Can anyone tell me if there is any treatment for kitens under 12 weeks to get rid of flea's as our newest kiten is getting covered in them and the vet we are registered with is fully booked for the next week and a half.


----------



## charlottej1983 (Oct 29, 2007)

u can use frontline spray for kittens and puppy either 6 or 8 wks old but def ok for 12 wk olds!


----------



## Shey (Mar 24, 2008)

It's best just to take him to the vet so they can medicate him. Please Don't bathe him with "Flea Shampoo" (Unless it says it's okay to bathe kittens with) we get too many poisoned kittens at work because people didn't realize how "powerful" the shampoos were. Some chemicals in certain brands can be fatal to young kittens. 
: victory:


----------



## Titch1980 (Mar 6, 2006)

isnt frontline spot on ok for kittens from 8 weeks? 
i have some here somewhere if ya can wait til tomorrow ill have a look at instructions but im just popping on before bed at the min.


----------



## Dave23 (Sep 2, 2008)

Thanks ante gona bath him, lol would loose me arm if i tried that


----------



## Shey (Mar 24, 2008)

Dave23 said:


> Thanks ante gona bath him, lol would loose me arm if i tried that


Good :whip: lol


----------



## Shell195 (May 31, 2007)

Yes you can use Frontline drops as long as they are the kitten ones. I think its the way you worded it LOL but you said your kitten keeps getting covered in fleas as if it was catching them from your house. Dont forget to spray your house with a household flea spray too. If you have reps etc I would use Skoosh in the house. Do any other cats or dogs to. NEVER use products for dogs on kittens as said before it is very toxic to them


----------



## feorag (Jul 31, 2007)

Read the ingredients on the house spray tin - it must have Malathion in it! Malathion is a growth inhibitor and it will stop any flea eggs in your house hatching into larva, the larva from pupating and it will prevent the pupa already there from hatching into adult fleas. It's the only way you will stop the flea's life cycle and therefore the reinfestation of your kitten. Acclaim is also good!!

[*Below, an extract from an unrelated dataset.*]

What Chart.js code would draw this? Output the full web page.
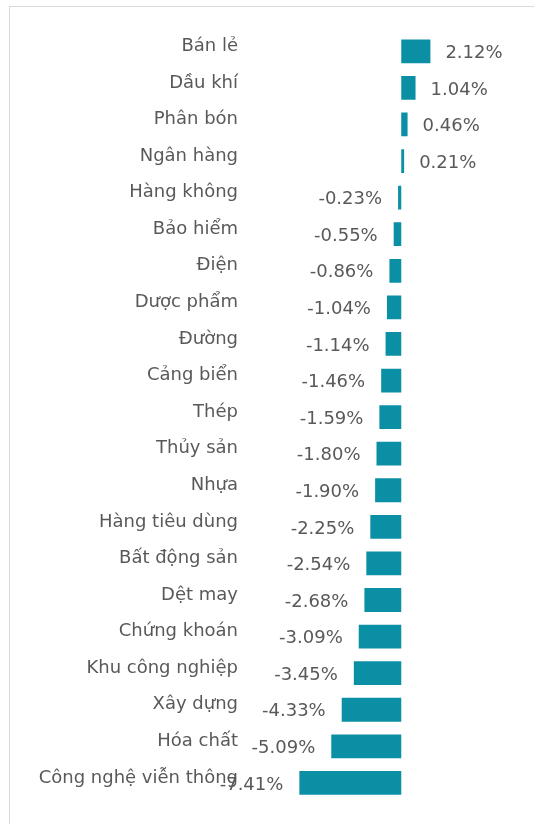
<!DOCTYPE html>
<html>
<head>
<meta charset="utf-8">
<script src="https://cdn.jsdelivr.net/npm/chart.js@4"></script>
<style>
  html, body { margin: 0; padding: 0; background: #fff; overflow: hidden; }
  #wrap { position: relative; width: 534px; height: 824px; overflow: hidden; }
  #frame { position: absolute; left: 9px; top: 6px; width: 600px; height: 900px; border: 1px solid #d9d9d9; box-sizing: border-box; }
  canvas { position: absolute; left: 0; top: 0; }
</style>
</head>
<body>
<div id="wrap">
  <div id="frame"></div>
  <canvas id="barChart" width="534" height="824"></canvas>
</div>
<script>
// Ngành và mức thay đổi (%)
const labels = ['Bán lẻ', 'Dầu khí', 'Phân bón', 'Ngân hàng', 'Hàng không', 'Bảo hiểm', 'Điện',
  'Dược phẩm', 'Đường', 'Cảng biển', 'Thép', 'Thủy sản', 'Nhựa', 'Hàng tiêu dùng', 'Bất động sản',
  'Dệt may', 'Chứng khoán', 'Khu công nghiệp', 'Xây dựng', 'Hóa chất', 'Công nghệ viễn thông'];
const values = [2.12, 1.04, 0.46, 0.21, -0.23, -0.55, -0.86, -1.04, -1.14, -1.46, -1.59, -1.80,
  -1.90, -2.25, -2.54, -2.68, -3.09, -3.45, -4.33, -5.09, -7.41];

const fontFamily = 'DejaVu Sans, Verdana, sans-serif';
const textColor = '#595959';

// Nhãn giá trị cạnh thanh
const valueLabels = {
    id: 'valueLabels',
    afterDatasetsDraw(chart) {
        const ctx = chart.ctx;
        const meta = chart.getDatasetMeta(0);
        ctx.save();
        ctx.font = '18px ' + fontFamily;
        ctx.fillStyle = textColor;
        ctx.textBaseline = 'middle';
        meta.data.forEach((bar, i) => {
            const v = values[i];
            const txt = v.toFixed(2) + '%';
            if (v >= 0) {
                ctx.textAlign = 'left';
                ctx.fillText(txt, bar.x + 15, bar.y + 2);
            } else {
                ctx.textAlign = 'right';
                ctx.fillText(txt, bar.x - 16, bar.y + 2);
            }
        });
        ctx.restore();
    }
};

const barChart = new Chart(document.getElementById('barChart'), {
    type: 'bar',
    data: {
        labels: labels,
        datasets: [{
            data: values,
            backgroundColor: '#0b8fa5',
            borderWidth: 0,
            categoryPercentage: 1,
            barPercentage: 0.65
        }]
    },
    options: {
        indexAxis: 'y',
        responsive: false,
        animation: false,
        layout: { padding: { left: 0, right: 9, top: 33, bottom: 22 } },
        plugins: {
            legend: { display: false },
            tooltip: { enabled: false }
        },
        scales: {
            x: {
                min: -11,
                max: 9,
                display: false,
                grid: { display: false }
            },
            y: {
                grid: { display: false, drawTicks: false },
                border: { display: false },
                afterFit(scale) { scale.width = 250; },
                ticks: {
                    color: textColor,
                    padding: 12,
                    labelOffset: -5,
                    font: { family: fontFamily, size: 18 }
                }
            }
        }
    },
    plugins: [valueLabels]
});
</script>
</body>
</html>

In fact, *if you do it properly* you can get rid of fleas without ever spraying your cat, just by doing the house!

And don't buy flea products from pet shops, most of them are not as effective as Frontline and treatment you buy from the vet.


----------



## Shell195 (May 31, 2007)

I very rarely do my cats I just make sure my house is done properly. i tried SKOOSH last time and they only thing about it was after I had sprayed the carpets etc I nearly broke my neck on the hard floor as the silicone in SKOOSH made my shoes very slippy:blush:


----------



## pigglywiggly (Jul 19, 2008)

i sprayed my house with acclaim before i moved in, it lasts a whole year

Acclaim Household Flea Spray 400ml from Vet-Medic


dont forget to worm the kitty at the same time too! fleas carry worms panacur is probly safest at that age.


----------